▸ EXERCISE GOAL: Copy exactly, and only, the lines between the start of the entries below and the line containing "matric_potential = [2.26, 2.36, 3.11, 3.76, 4.16, 5.41]", both inclusive. Omit pictures.

▸ DATA LINES:

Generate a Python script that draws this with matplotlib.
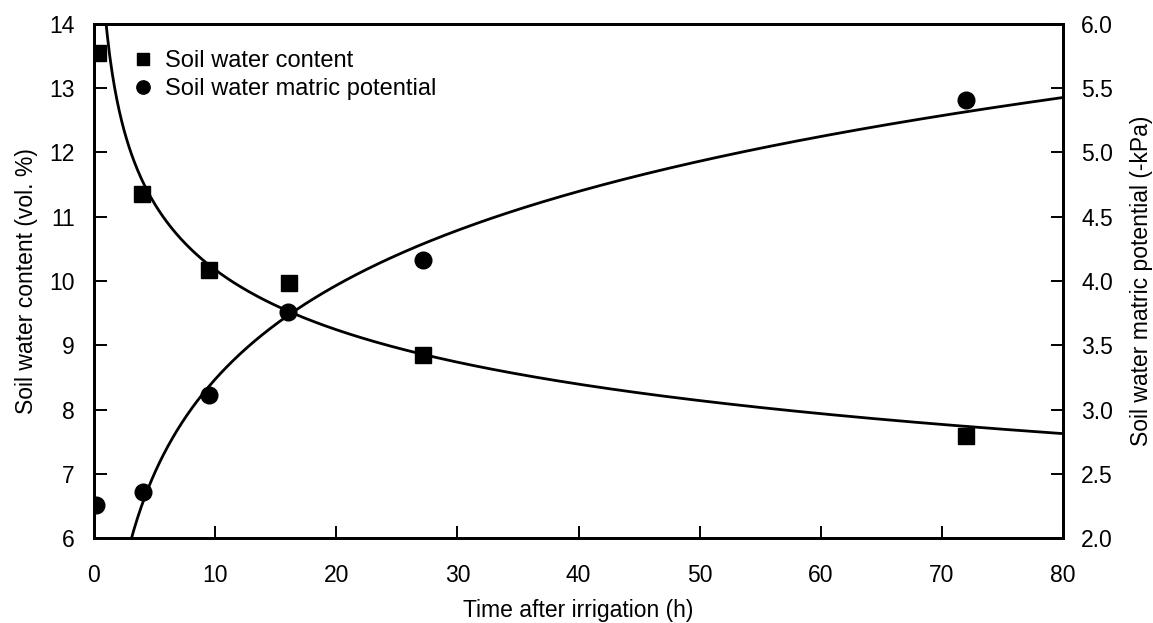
import numpy as np
import matplotlib
matplotlib.use('Agg')
from matplotlib import pyplot

pyplot.rcParams['font.family'] = ['Liberation Sans', 'DejaVu Sans']

time_content = [0.3, 4.0, 9.5, 16.1, 27.2, 72.0]
water_content = [13.55, 11.35, 10.17, 9.97, 8.85, 7.59]
time_potential = [0.2, 4.05, 9.5, 16.0, 27.2, 72.0]
matric_potential = [2.26, 2.36, 3.11, 3.76, 4.16, 5.41]

# fitted curves: power law for content, log for potential (fit on points with t > 1)
tc = np.array(time_content[1:])
wc = np.array(water_content[1:])
tp = np.array(time_potential[1:])
mp = np.array(matric_potential[1:])
b_c, ln_a_c = np.polyfit(np.log(tc), np.log(wc), 1)
b_p, a_p = np.polyfit(np.log(tp), mp, 1)

t_fit = np.linspace(0.3, 80, 800)
content_fit = np.exp(ln_a_c) * t_fit ** b_c
potential_fit = a_p + b_p * np.log(t_fit)

fs = 16.5
figure = pyplot.figure(figsize=(11.53, 6.23), dpi=100)
ax = figure.add_axes([0.0815, 0.1364, 0.8405, 0.8251])
ax2 = ax.twinx()

ax.plot(t_fit, content_fit, color='black', lw=2.0, zorder=2)
ax.plot(time_content, water_content, 's', color='black', ms=11.5,
        clip_on=True, zorder=3, label='Soil water content')
ax2.plot(t_fit, potential_fit, color='black', lw=2.0, zorder=2)
ax2.plot(time_potential, matric_potential, 'o', color='black', ms=12,
         clip_on=True, zorder=3, label='Soil water matric potential')

ax.set_xlim(0, 80)
ax.set_ylim(6, 14)
ax2.set_ylim(2.0, 6.0)
ax.set_xticks(np.arange(0, 81, 10))
ax.set_yticks(np.arange(6, 15, 1))
ax2.set_yticks(np.arange(2.0, 6.01, 0.5))
ax2.set_yticklabels(['%.1f' % v for v in np.arange(2.0, 6.01, 0.5)])

for a in (ax, ax2):
    a.tick_params(direction='in', length=9, width=1.4, labelsize=fs)
    for s in a.spines.values():
        s.set_linewidth(2.0)
ax.tick_params(axis='y', pad=14)
ax.tick_params(axis='x', pad=19)
ax2.tick_params(axis='y', pad=13)

ax.set_xlabel('Time after irrigation (h)', fontsize=fs, labelpad=8)
ax.set_ylabel('Soil water content (vol. %)', fontsize=fs, labelpad=8)
ax2.set_ylabel('Soil water matric potential (-kPa)', fontsize=fs, labelpad=12)

h1, l1 = ax.get_legend_handles_labels()
h2, l2 = ax2.get_legend_handles_labels()
ax2.legend(h1 + h2, l1 + l2, loc='upper left', bbox_to_anchor=(0.02, 0.99),
           frameon=False, fontsize=17, handlelength=0.7, handletextpad=0.6,
           labelspacing=0.25, markerscale=0.8)

pyplot.savefig('out.png', dpi=100)
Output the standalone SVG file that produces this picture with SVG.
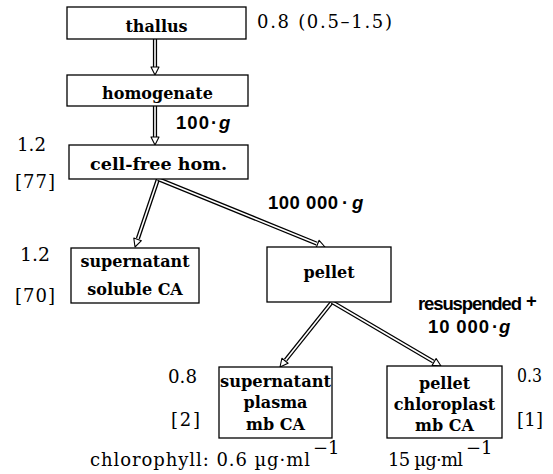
<svg xmlns="http://www.w3.org/2000/svg" width="553" height="474" viewBox="0 0 553 474">
<style>
.box{fill:#fff;stroke:#000;stroke-width:1.3}
.lbl{font-family:"DejaVu Serif",serif;font-weight:bold;font-size:16px;text-anchor:middle;fill:#000}
.num{font-family:"DejaVu Serif",serif;font-size:18px;fill:#000}
.g{font-family:"Liberation Sans",Arial,sans-serif;font-weight:bold;font-size:18.5px;fill:#000}
.gi{font-family:"Liberation Sans",Arial,sans-serif;font-weight:bold;font-style:italic;font-size:18.5px;fill:#000}
.sh1{fill:none;stroke:#000;stroke-width:4.2}
.sh2{fill:none;stroke:#fff;stroke-width:1.6}
.hd{fill:#fff;stroke:#000;stroke-width:1.1;stroke-linejoin:round}
</style>
<rect width="553" height="474" fill="#fff"/>
<g id="connectors">
  <path class="sh1" d="M155,39 L155,68"/><path class="sh2" d="M155,39 L155,68.5"/>
  <polygon class="hd" points="155,75 151,67 159,67"/>
  <path class="sh1" d="M155,106 L155,138"/><path class="sh2" d="M155,106 L155,138.5"/>
  <polygon class="hd" points="155,145 151,137 159,137"/>
  <path class="sh1" d="M158,179 L137.9,238.5"/><path class="sh2" d="M158,179 L137.7,239"/>
  <polygon class="hd" points="135,247 141.4,240.7 133.8,238.1"/>
  <path class="sh1" d="M158,179 L316.7,243.6"/><path class="sh2" d="M158,179 L317.2,243.8"/>
  <polygon class="hd" points="325,247 316.1,247.7 319.1,240.3"/>
  <path class="sh1" d="M332,302 L285.6,360"/><path class="sh2" d="M332,302 L285.3,360.4"/>
  <polygon class="hd" points="280,367 288.1,363.25 281.9,358.25"/>
  <path class="sh1" d="M332,302 L433.3,361.5"/><path class="sh2" d="M332,302 L433.7,361.7"/>
  <polygon class="hd" points="441,366 432.1,365.4 436.1,358.5"/>
</g>
<g id="thallus">
  <rect class="box" x="67" y="7" width="179" height="32"/>
  <text class="lbl" x="156.5" y="32">thallus</text>
</g>
<g id="homogenate">
  <rect class="box" x="67" y="75" width="181" height="31"/>
  <text class="lbl" x="157.5" y="99">homogenate</text>
</g>
<g id="cellfree">
  <rect class="box" x="69" y="145" width="179" height="34"/>
  <text class="lbl" x="158.5" y="170" textLength="137" lengthAdjust="spacingAndGlyphs">cell-free hom.</text>
</g>
<g id="supernatant-soluble">
  <rect class="box" x="71" y="248" width="128" height="55"/>
  <text class="lbl" x="135" y="267">supernatant</text>
  <text class="lbl" x="135" y="295">soluble CA</text>
</g>
<g id="pellet">
  <rect class="box" x="267" y="247" width="124" height="55"/>
  <text class="lbl" x="329" y="278">pellet</text>
</g>
<g id="supernatant-plasma">
  <rect class="box" x="219" y="367" width="113" height="71"/>
  <text class="lbl" x="275.5" y="387" textLength="111" lengthAdjust="spacingAndGlyphs">supernatant</text>
  <text class="lbl" x="275.5" y="408">plasma</text>
  <text class="lbl" x="275.5" y="430">mb CA</text>
</g>
<g id="pellet-chloroplast">
  <rect class="box" x="387" y="366" width="115" height="72"/>
  <text class="lbl" x="444.5" y="389">pellet</text>
  <text class="lbl" x="444.5" y="410">chloroplast</text>
  <text class="lbl" x="444.5" y="431">mb CA</text>
</g>
<g id="labels">
  <text class="num" x="257" y="28" textLength="135" lengthAdjust="spacing">0.8 (0.5–1.5)</text>
  <text class="num" x="17" y="151" textLength="29" lengthAdjust="spacingAndGlyphs">1.2</text>
  <text class="num" x="15" y="188" textLength="40" lengthAdjust="spacing">[77]</text>
  <text class="num" x="20" y="261" textLength="30" lengthAdjust="spacingAndGlyphs">1.2</text>
  <text class="num" x="15" y="302" textLength="40" lengthAdjust="spacing">[70]</text>
  <text class="num" x="168" y="383" textLength="29" lengthAdjust="spacingAndGlyphs">0.8</text>
  <text class="num" x="171" y="426" textLength="29" lengthAdjust="spacing">[2]</text>
  <text class="num" x="517" y="382" textLength="25" lengthAdjust="spacingAndGlyphs">0.3</text>
  <text class="num" x="517" y="426" textLength="26" lengthAdjust="spacing">[1]</text>
  <text class="num" x="90" y="466" font-size="17" textLength="220" lengthAdjust="spacing">chlorophyll: 0.6 µg·ml</text>
  <text class="num" x="313" y="454" font-size="11.5">−1</text>
  <text class="num" x="388" y="466" font-size="17" textLength="75" lengthAdjust="spacing">15 µg·ml</text>
  <text class="num" x="466" y="454" font-size="11.5">−1</text>
  <text class="g" x="176" y="129" textLength="33" lengthAdjust="spacing">100</text>
  <text class="g" x="211" y="129">·</text>
  <text class="gi" x="219" y="129">g</text>
  <text class="g" x="268" y="209" textLength="70" lengthAdjust="spacing">100 000</text>
  <text class="g" x="342" y="209">·</text>
  <text class="gi" x="352" y="209">g</text>
  <text class="g" x="418" y="310" font-size="13.5" textLength="104" lengthAdjust="spacing">resuspended</text>
  <text class="g" x="526" y="307" font-size="11">+</text>
  <text class="g" x="428" y="333" textLength="61" lengthAdjust="spacing">10 000</text>
  <text class="g" x="492" y="333">·</text>
  <text class="gi" x="499" y="333">g</text>
</g>
</svg>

▸ WORKED ANSWER:
Generate a Python script that draws this with matplotlib.
import numpy as np
import matplotlib
matplotlib.use('Agg')
from matplotlib import pyplot

pyplot.rcParams['font.family'] = ['Liberation Sans', 'DejaVu Sans']

time_content = [0.3, 4.0, 9.5, 16.1, 27.2, 72.0]
water_content = [13.55, 11.35, 10.17, 9.97, 8.85, 7.59]
time_potential = [0.2, 4.05, 9.5, 16.0, 27.2, 72.0]
matric_potential = [2.26, 2.36, 3.11, 3.76, 4.16, 5.41]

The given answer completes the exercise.